Copy each line exactly. Drop every picture.

==== Data segment

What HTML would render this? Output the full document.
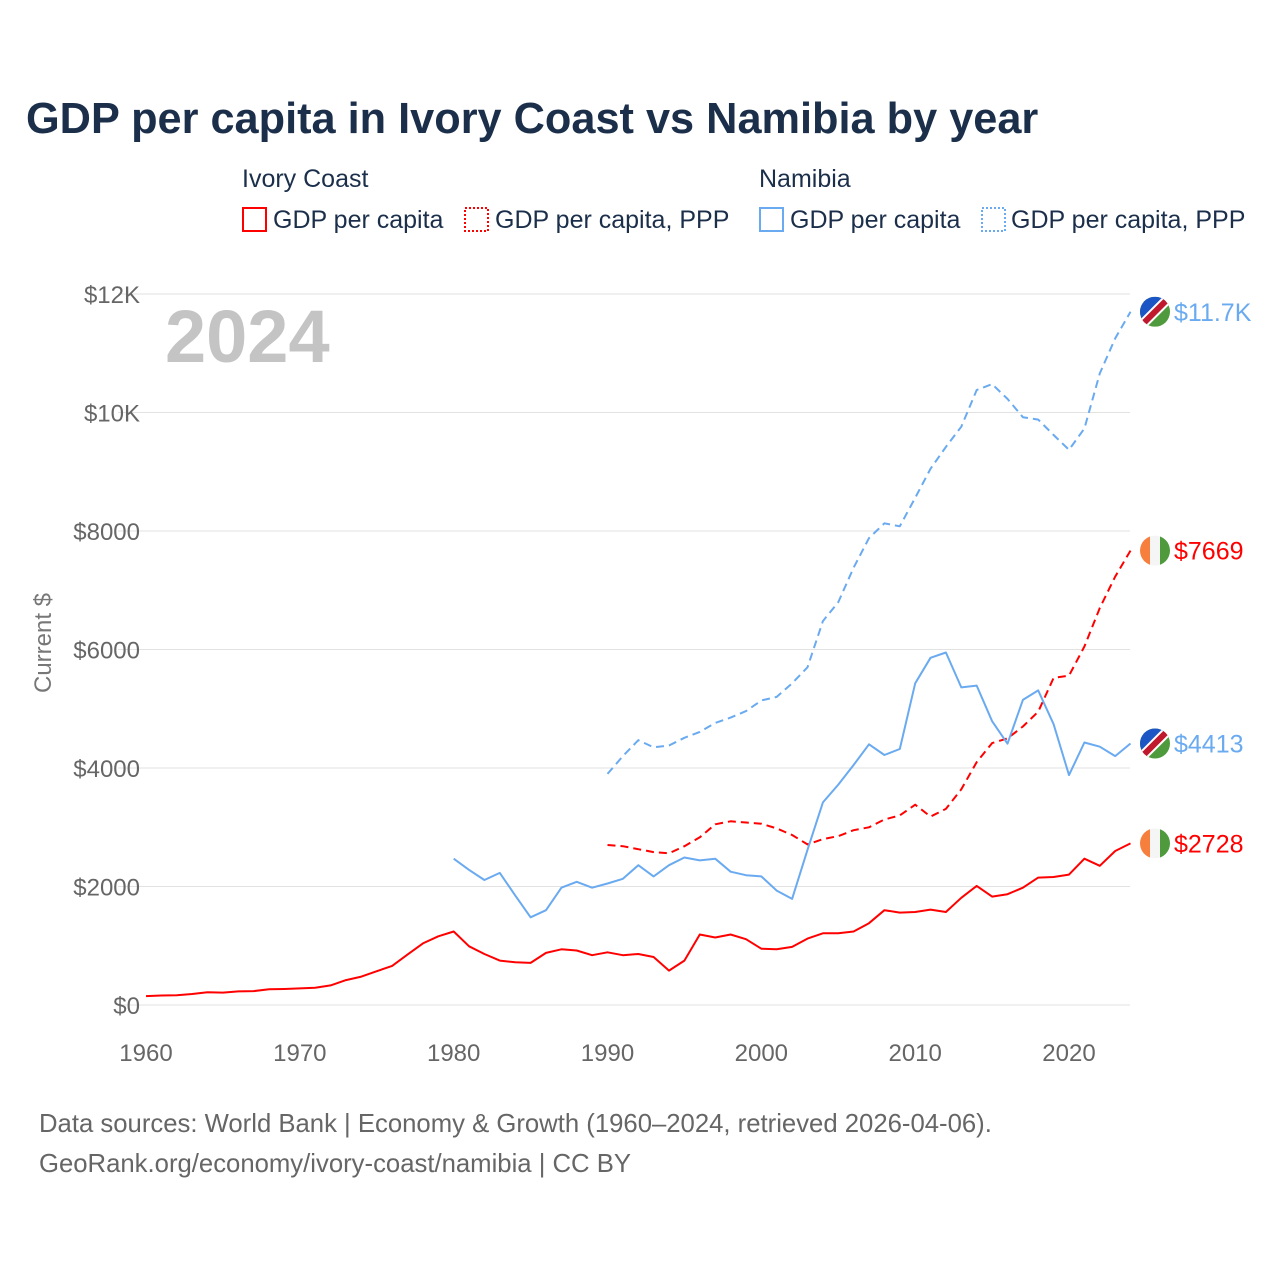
<!DOCTYPE html>
<html><head><meta charset="utf-8"><style>
body{margin:0;background:#fff;font-family:"Liberation Sans",sans-serif}
svg text{font-family:"Liberation Sans",sans-serif}
</style></head><body>
<svg id="c" width="1280" height="1280" xmlns="http://www.w3.org/2000/svg">
<defs><clipPath id="cc"><circle cx="0" cy="0" r="15"/></clipPath></defs>
<text x="26" y="133" font-size="43.3" font-weight="bold" fill="#1b2f4b">GDP per capita in Ivory Coast vs Namibia by year</text>
<g font-size="25" fill="#1b2f4b">
<text x="242" y="187">Ivory Coast</text>
<text x="759" y="187">Namibia</text>
<rect x="243" y="208" width="23" height="23" fill="none" stroke="#f00" stroke-width="2"/>
<text x="273" y="228">GDP per capita</text>
<rect x="465" y="208" width="23" height="23" fill="none" stroke="#f00" stroke-width="2" stroke-dasharray="2 2"/>
<text x="495" y="228">GDP per capita, PPP</text>
<rect x="760" y="208" width="23" height="23" fill="none" stroke="#6aaaf0" stroke-width="2"/>
<text x="790" y="228">GDP per capita</text>
<rect x="982" y="208" width="23" height="23" fill="none" stroke="#6aaaf0" stroke-width="2" stroke-dasharray="2 2"/>
<text x="1011" y="228">GDP per capita, PPP</text>
</g>
<text x="165" y="362" font-size="74" font-weight="bold" fill="#c4c4c4">2024</text>
<text transform="translate(51,643) rotate(-90)" text-anchor="middle" font-size="24" fill="#777">Current $</text>
<g id="grid"></g><g id="lines"></g><g id="ends"></g>
<text x="39" y="1132" font-size="25.7" fill="#666">Data sources: World Bank | Economy &amp; Growth (1960–2024, retrieved 2026-04-06).</text>
<text x="39" y="1172" font-size="25.7" fill="#666">GeoRank.org/economy/ivory-coast/namibia | CC BY</text>
</svg>
<script>
const yTicks=[0,2000,4000,6000,8000,10000,12000];
const yTickLabels=["$0","$2000","$4000","$6000","$8000","$10K","$12K"];
const xTicks=[1960,1970,1980,1990,2000,2010,2020];
const icGdp=[150,160,165,185,215,210,230,235,265,270,280,290,330,420,480,570,660,850,1040,1160,1240,990,860,750,720,710,880,940,920,840,890,840,860,810,580,750,1190,1140,1190,1110,950,940,980,1120,1210,1210,1240,1380,1600,1560,1570,1610,1570,1810,2010,1830,1870,1980,2150,2160,2200,2470,2350,2600,2728];
const icPpp=[2700,2680,2630,2580,2560,2680,2830,3050,3100,3080,3060,2980,2870,2710,2800,2850,2950,3000,3130,3200,3380,3180,3310,3640,4100,4420,4500,4700,4950,5520,5560,6050,6700,7230,7669];
const naGdp=[2470,2280,2110,2230,1850,1480,1600,1980,2080,1980,2050,2130,2360,2170,2360,2490,2440,2470,2250,2190,2170,1930,1790,2620,3420,3720,4050,4400,4220,4320,5430,5860,5950,5360,5390,4790,4410,5150,5310,4740,3880,4430,4360,4200,4413];
const naPpp=[3900,4200,4470,4350,4380,4510,4610,4760,4850,4960,5140,5200,5430,5700,6480,6800,7380,7880,8130,8080,8560,9050,9420,9760,10380,10480,10230,9920,9880,9620,9370,9730,10660,11250,11700];
const endLabels=["$2728","$7669","$4413","$11.7K"];
const NS="http://www.w3.org/2000/svg";
const X=yr=>146+(yr-1960)*(1069-146)/60;
const Y=v=>1005-v*(1005-294)/12000;
function mk(t,a,p){const e=document.createElementNS(NS,t);for(const k in a)e.setAttribute(k,a[k]);p.appendChild(e);return e;}
const grid=document.getElementById('grid');
yTicks.forEach((v,i)=>{
 const l=mk('line',{x1:118,x2:1130,y1:Y(v),y2:Y(v),stroke:'#e2e2e2','stroke-width':1},grid);
 
 
 const t=mk('text',{x:140,y:Y(v)+9,'text-anchor':'end','font-size':24,fill:'#666'},grid);
 t.textContent=yTickLabels[i];
 
 
});
xTicks.forEach(yr=>{
 const t=mk('text',{x:X(yr),y:1061,'text-anchor':'middle','font-size':24,fill:'#666'},grid);
 t.textContent=yr;
 
 
});
const lines=document.getElementById('lines');
const series=[[icGdp,1960,'#f00',null,'line-ic-gdp'],[icPpp,1990,'#f00','8 5','line-ic-ppp'],[naGdp,1980,'#6aaaf0',null,'line-na-gdp'],[naPpp,1990,'#6aaaf0','8 5','line-na-ppp']];
const ends=document.getElementById('ends');
series.forEach((s,i)=>{
 const [d,start,col,dash,name]=s;
 const pts=d.map((v,j)=>X(start+j).toFixed(1)+','+Y(v).toFixed(1)).join(' ');
 const a={points:pts,fill:'none',stroke:col,'stroke-width':2,'stroke-linejoin':'round'};
 if(dash)a['stroke-dasharray']=dash;
 const p=mk('polyline',a,lines);
 
 
 const last=d[d.length-1],y=Y(last);
 const g=mk('g',{transform:`translate(1155,${y})`},ends);
 
 
 const gc=mk('g',{'clip-path':'url(#cc)'},g);
 if(i<2){
  mk('rect',{x:-15,y:-15,width:10,height:30,fill:'#f77f3e'},gc);
  mk('rect',{x:-5,y:-15,width:10,height:30,fill:'#f5f5f5'},gc);
  mk('rect',{x:5,y:-15,width:10,height:30,fill:'#4e9a3c'},gc);
 }else{
  mk('rect',{x:-15,y:-15,width:30,height:30,fill:'#4e9a3c'},gc);
  mk('path',{d:'M-15,-15 L15,-15 L-15,15 Z',fill:'#1b56c4'},gc);
  mk('line',{x1:-15,y1:15,x2:15,y2:-15,stroke:'#fff','stroke-width':10},gc);
  mk('line',{x1:-15,y1:15,x2:15,y2:-15,stroke:'#c0182c','stroke-width':6},gc);
 }
 const t=mk('text',{x:1174,y:y+9,'font-size':25,fill:col},ends);
 t.textContent=endLabels[i];
 
 
});
</script>
</body></html>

========

Reply:
What HTML would render this? Output the full document.
<!DOCTYPE html>
<html><head><meta charset="utf-8"><style>
body{margin:0;background:#fff;font-family:"Liberation Sans",sans-serif}
svg text{font-family:"Liberation Sans",sans-serif}
</style></head><body>
<svg id="c" width="1280" height="1280" xmlns="http://www.w3.org/2000/svg">
<defs><clipPath id="cc"><circle cx="0" cy="0" r="15"/></clipPath></defs>
<text x="26" y="133" font-size="43.3" font-weight="bold" fill="#1b2f4b">GDP per capita in Ivory Coast vs Namibia by year</text>
<g font-size="25" fill="#1b2f4b">
<text x="242" y="187">Ivory Coast</text>
<text x="759" y="187">Namibia</text>
<rect x="243" y="208" width="23" height="23" fill="none" stroke="#f00" stroke-width="2"/>
<text x="273" y="228">GDP per capita</text>
<rect x="465" y="208" width="23" height="23" fill="none" stroke="#f00" stroke-width="2" stroke-dasharray="2 2"/>
<text x="495" y="228">GDP per capita, PPP</text>
<rect x="760" y="208" width="23" height="23" fill="none" stroke="#6aaaf0" stroke-width="2"/>
<text x="790" y="228">GDP per capita</text>
<rect x="982" y="208" width="23" height="23" fill="none" stroke="#6aaaf0" stroke-width="2" stroke-dasharray="2 2"/>
<text x="1011" y="228">GDP per capita, PPP</text>
</g>
<text x="165" y="362" font-size="74" font-weight="bold" fill="#c4c4c4">2024</text>
<text transform="translate(51,643) rotate(-90)" text-anchor="middle" font-size="24" fill="#777">Current $</text>
<g id="grid"></g><g id="lines"></g><g id="ends"></g>
<text x="39" y="1132" font-size="25.7" fill="#666">Data sources: World Bank | Economy &amp; Growth (1960–2024, retrieved 2026-04-06).</text>
<text x="39" y="1172" font-size="25.7" fill="#666">GeoRank.org/economy/ivory-coast/namibia | CC BY</text>
</svg>
<script>
const yTicks=[0,2000,4000,6000,8000,10000,12000];
const yTickLabels=["$0","$2000","$4000","$6000","$8000","$10K","$12K"];
const xTicks=[1960,1970,1980,1990,2000,2010,2020];
const icGdp=[150,160,165,185,215,210,230,235,265,270,280,290,330,420,480,570,660,850,1040,1160,1240,990,860,750,720,710,880,940,920,840,890,840,860,810,580,750,1190,1140,1190,1110,950,940,980,1120,1210,1210,1240,1380,1600,1560,1570,1610,1570,1810,2010,1830,1870,1980,2150,2160,2200,2470,2350,2600,2728];
const icPpp=[2700,2680,2630,2580,2560,2680,2830,3050,3100,3080,3060,2980,2870,2710,2800,2850,2950,3000,3130,3200,3380,3180,3310,3640,4100,4420,4500,4700,4950,5520,5560,6050,6700,7230,7669];
const naGdp=[2470,2280,2110,2230,1850,1480,1600,1980,2080,1980,2050,2130,2360,2170,2360,2490,2440,2470,2250,2190,2170,1930,1790,2620,3420,3720,4050,4400,4220,4320,5430,5860,5950,5360,5390,4790,4410,5150,5310,4740,3880,4430,4360,4200,4413];
const naPpp=[3900,4200,4470,4350,4380,4510,4610,4760,4850,4960,5140,5200,5430,5700,6480,6800,7380,7880,8130,8080,8560,9050,9420,9760,10380,10480,10230,9920,9880,9620,9370,9730,10660,11250,11700];
const endLabels=["$2728","$7669","$4413","$11.7K"];
const NS="http://www.w3.org/2000/svg";
const X=yr=>146+(yr-1960)*(1069-146)/60;
const Y=v=>1005-v*(1005-294)/12000;
function mk(t,a,p){const e=document.createElementNS(NS,t);for(const k in a)e.setAttribute(k,a[k]);p.appendChild(e);return e;}
const grid=document.getElementById('grid');
yTicks.forEach((v,i)=>{
 const l=mk('line',{x1:118,x2:1130,y1:Y(v),y2:Y(v),stroke:'#e2e2e2','stroke-width':1},grid);
 
 
 const t=mk('text',{x:140,y:Y(v)+9,'text-anchor':'end','font-size':24,fill:'#666'},grid);
 t.textContent=yTickLabels[i];
 
 
});
xTicks.forEach(yr=>{
 const t=mk('text',{x:X(yr),y:1061,'text-anchor':'middle','font-size':24,fill:'#666'},grid);
 t.textContent=yr;
 
 
});
const lines=document.getElementById('lines');
const series=[[icGdp,1960,'#f00',null,'line-ic-gdp'],[icPpp,1990,'#f00','8 5','line-ic-ppp'],[naGdp,1980,'#6aaaf0',null,'line-na-gdp'],[naPpp,1990,'#6aaaf0','8 5','line-na-ppp']];
const ends=document.getElementById('ends');
series.forEach((s,i)=>{
 const [d,start,col,dash,name]=s;
 const pts=d.map((v,j)=>X(start+j).toFixed(1)+','+Y(v).toFixed(1)).join(' ');
 const a={points:pts,fill:'none',stroke:col,'stroke-width':2,'stroke-linejoin':'round'};
 if(dash)a['stroke-dasharray']=dash;
 const p=mk('polyline',a,lines);
 
 
 const last=d[d.length-1],y=Y(last);
 const g=mk('g',{transform:`translate(1155,${y})`},ends);
 
 
 const gc=mk('g',{'clip-path':'url(#cc)'},g);
 if(i<2){
  mk('rect',{x:-15,y:-15,width:10,height:30,fill:'#f77f3e'},gc);
  mk('rect',{x:-5,y:-15,width:10,height:30,fill:'#f5f5f5'},gc);
  mk('rect',{x:5,y:-15,width:10,height:30,fill:'#4e9a3c'},gc);
 }else{
  mk('rect',{x:-15,y:-15,width:30,height:30,fill:'#4e9a3c'},gc);
  mk('path',{d:'M-15,-15 L15,-15 L-15,15 Z',fill:'#1b56c4'},gc);
  mk('line',{x1:-15,y1:15,x2:15,y2:-15,stroke:'#fff','stroke-width':10},gc);
  mk('line',{x1:-15,y1:15,x2:15,y2:-15,stroke:'#c0182c','stroke-width':6},gc);
 }
 const t=mk('text',{x:1174,y:y+9,'font-size':25,fill:col},ends);
 t.textContent=endLabels[i];
 
 
});
</script>
</body></html>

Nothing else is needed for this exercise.